------ SOURCE DATA
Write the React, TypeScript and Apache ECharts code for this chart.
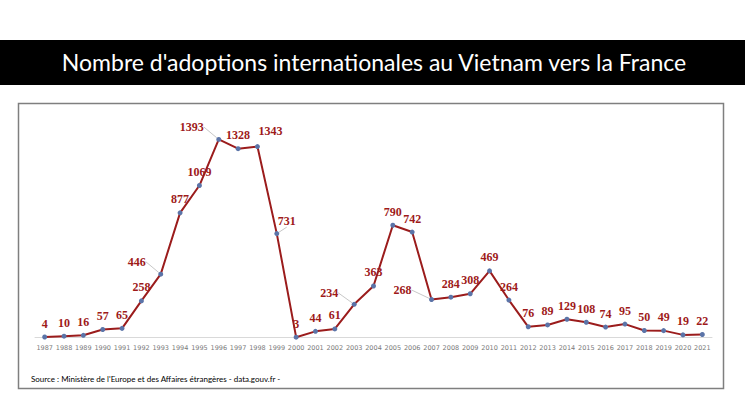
import React, { useEffect, useRef } from "react";
import * as echarts from "echarts";

const years = [
  "1987", "1988", "1989", "1990", "1991", "1992", "1993", "1994", "1995", "1996",
  "1997", "1998", "1999", "2000", "2001", "2002", "2003", "2004", "2005", "2006",
  "2007", "2008", "2009", "2010", "2011", "2012", "2013", "2014", "2015", "2016",
  "2017", "2018", "2019", "2020", "2021",
];
const adoptions = [
  4, 10, 16, 57, 65, 258, 446, 877, 1069, 1393,
  1328, 1343, 731, 3, 44, 61, 234, 363, 790, 742,
  268, 284, 308, 469, 264, 76, 89, 129, 108, 74,
  95, 50, 49, 19, 22,
];
const titleText = "Nombre d'adoptions internationales au Vietnam vers la France";
const sourceText = "Source : Ministère de l'Europe et des Affaires étrangères - data.gouv.fr -";

// label displacement (px) for labels with leader lines / moved labels
const labelShift: Record<string, [number, number, boolean]> = {
  "1993": [-24, 1, true],
  "1996": [-27, 1, true],
  "1998": [13, -2, false],
  "1999": [10, 1, true],
  "2003": [-25, 2, true],
  "2007": [-29, 4, true],
};

export default function App() {
  const ref = useRef<HTMLDivElement>(null);
  useEffect(() => {
    if (!ref.current) return;
    const chart = echarts.init(ref.current, undefined, { renderer: "svg" });
    const data = adoptions.map((v, i) => {
      const s = labelShift[years[i]];
      return s && s[2] ? { value: v, labelLine: { show: true } } : { value: v };
    });
    chart.setOption({
      animation: false,
      backgroundColor: "#ffffff",
      graphic: [
        { type: "rect", shape: { x: 0, y: 40, width: 745, height: 45 }, style: { fill: "#000000" }, silent: true },
        {
          type: "text", x: 374, y: 62,
          style: { text: titleText, fill: "#ffffff", font: '23px Lato, "Open Sans", sans-serif', textAlign: "center", textVerticalAlign: "middle" },
        },
        {
          type: "rect", shape: { x: 18.5, y: 103.5, width: 705, height: 285 },
          style: { fill: "none", stroke: "#7f7f7f", lineWidth: 1.5 }, silent: true, z: -1,
        },
        {
          type: "text", x: 31, y: 379,
          style: { text: sourceText, fill: "#000000", font: '8px Lato, "Open Sans", sans-serif', textAlign: "left", textVerticalAlign: "middle" },
        },
      ],
      grid: { left: 35, right: 33, top: 110, bottom: 81.4 },
      xAxis: {
        type: "category",
        data: years,
        boundaryGap: true,
        axisLine: { show: true, lineStyle: { color: "#d9d9d9", width: 1 } },
        axisTick: { show: false },
        axisLabel: { color: "#7a7a7a", fontSize: 6.5, fontFamily: "DejaVu Sans", margin: 7, interval: 0 },
      },
      yAxis: { type: "value", min: 0, max: 1600, show: false, splitLine: { show: false } },
      series: [
        {
          type: "line",
          data,
          symbol: "circle",
          symbolSize: 5,
          itemStyle: { color: "#5b74a8", borderWidth: 0 },
          lineStyle: { color: "#9b1c1c", width: 2 },
          label: {
            show: true,
            position: "top",
            distance: 5,
            color: "#9e1a1a",
            fontFamily: '"Liberation Serif", serif',
            fontWeight: "bold",
            fontSize: 12,
          },
          labelLine: { show: false, lineStyle: { color: "#c8c8c8", width: 1 } },
          labelLayout: (p: any) => {
            const s = labelShift[years[p.dataIndex]];
            return s ? { dx: s[0], dy: s[1] } : {};
          },
        },
      ],
    });
    return () => chart.dispose();
  }, []);
  return <div ref={ref} style={{ position: "fixed", left: 0, top: 0, width: 745, height: 419 }} />;
}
------------
# WRITTEN INSTRUCTION
Quote the listing above in full, except for the pictures.

# EXERCISE SOLUTION
Write the React, TypeScript and Apache ECharts code for this chart.
import React, { useEffect, useRef } from "react";
import * as echarts from "echarts";

const years = [
  "1987", "1988", "1989", "1990", "1991", "1992", "1993", "1994", "1995", "1996",
  "1997", "1998", "1999", "2000", "2001", "2002", "2003", "2004", "2005", "2006",
  "2007", "2008", "2009", "2010", "2011", "2012", "2013", "2014", "2015", "2016",
  "2017", "2018", "2019", "2020", "2021",
];
const adoptions = [
  4, 10, 16, 57, 65, 258, 446, 877, 1069, 1393,
  1328, 1343, 731, 3, 44, 61, 234, 363, 790, 742,
  268, 284, 308, 469, 264, 76, 89, 129, 108, 74,
  95, 50, 49, 19, 22,
];
const titleText = "Nombre d'adoptions internationales au Vietnam vers la France";
const sourceText = "Source : Ministère de l'Europe et des Affaires étrangères - data.gouv.fr -";

// label displacement (px) for labels with leader lines / moved labels
const labelShift: Record<string, [number, number, boolean]> = {
  "1993": [-24, 1, true],
  "1996": [-27, 1, true],
  "1998": [13, -2, false],
  "1999": [10, 1, true],
  "2003": [-25, 2, true],
  "2007": [-29, 4, true],
};

export default function App() {
  const ref = useRef<HTMLDivElement>(null);
  useEffect(() => {
    if (!ref.current) return;
    const chart = echarts.init(ref.current, undefined, { renderer: "svg" });
    const data = adoptions.map((v, i) => {
      const s = labelShift[years[i]];
      return s && s[2] ? { value: v, labelLine: { show: true } } : { value: v };
    });
    chart.setOption({
      animation: false,
      backgroundColor: "#ffffff",
      graphic: [
        { type: "rect", shape: { x: 0, y: 40, width: 745, height: 45 }, style: { fill: "#000000" }, silent: true },
        {
          type: "text", x: 374, y: 62,
          style: { text: titleText, fill: "#ffffff", font: '23px Lato, "Open Sans", sans-serif', textAlign: "center", textVerticalAlign: "middle" },
        },
        {
          type: "rect", shape: { x: 18.5, y: 103.5, width: 705, height: 285 },
          style: { fill: "none", stroke: "#7f7f7f", lineWidth: 1.5 }, silent: true, z: -1,
        },
        {
          type: "text", x: 31, y: 379,
          style: { text: sourceText, fill: "#000000", font: '8px Lato, "Open Sans", sans-serif', textAlign: "left", textVerticalAlign: "middle" },
        },
      ],
      grid: { left: 35, right: 33, top: 110, bottom: 81.4 },
      xAxis: {
        type: "category",
        data: years,
        boundaryGap: true,
        axisLine: { show: true, lineStyle: { color: "#d9d9d9", width: 1 } },
        axisTick: { show: false },
        axisLabel: { color: "#7a7a7a", fontSize: 6.5, fontFamily: "DejaVu Sans", margin: 7, interval: 0 },
      },
      yAxis: { type: "value", min: 0, max: 1600, show: false, splitLine: { show: false } },
      series: [
        {
          type: "line",
          data,
          symbol: "circle",
          symbolSize: 5,
          itemStyle: { color: "#5b74a8", borderWidth: 0 },
          lineStyle: { color: "#9b1c1c", width: 2 },
          label: {
            show: true,
            position: "top",
            distance: 5,
            color: "#9e1a1a",
            fontFamily: '"Liberation Serif", serif',
            fontWeight: "bold",
            fontSize: 12,
          },
          labelLine: { show: false, lineStyle: { color: "#c8c8c8", width: 1 } },
          labelLayout: (p: any) => {
            const s = labelShift[years[p.dataIndex]];
            return s ? { dx: s[0], dy: s[1] } : {};
          },
        },
      ],
    });
    return () => chart.dispose();
  }, []);
  return <div ref={ref} style={{ position: "fixed", left: 0, top: 0, width: 745, height: 419 }} />;
}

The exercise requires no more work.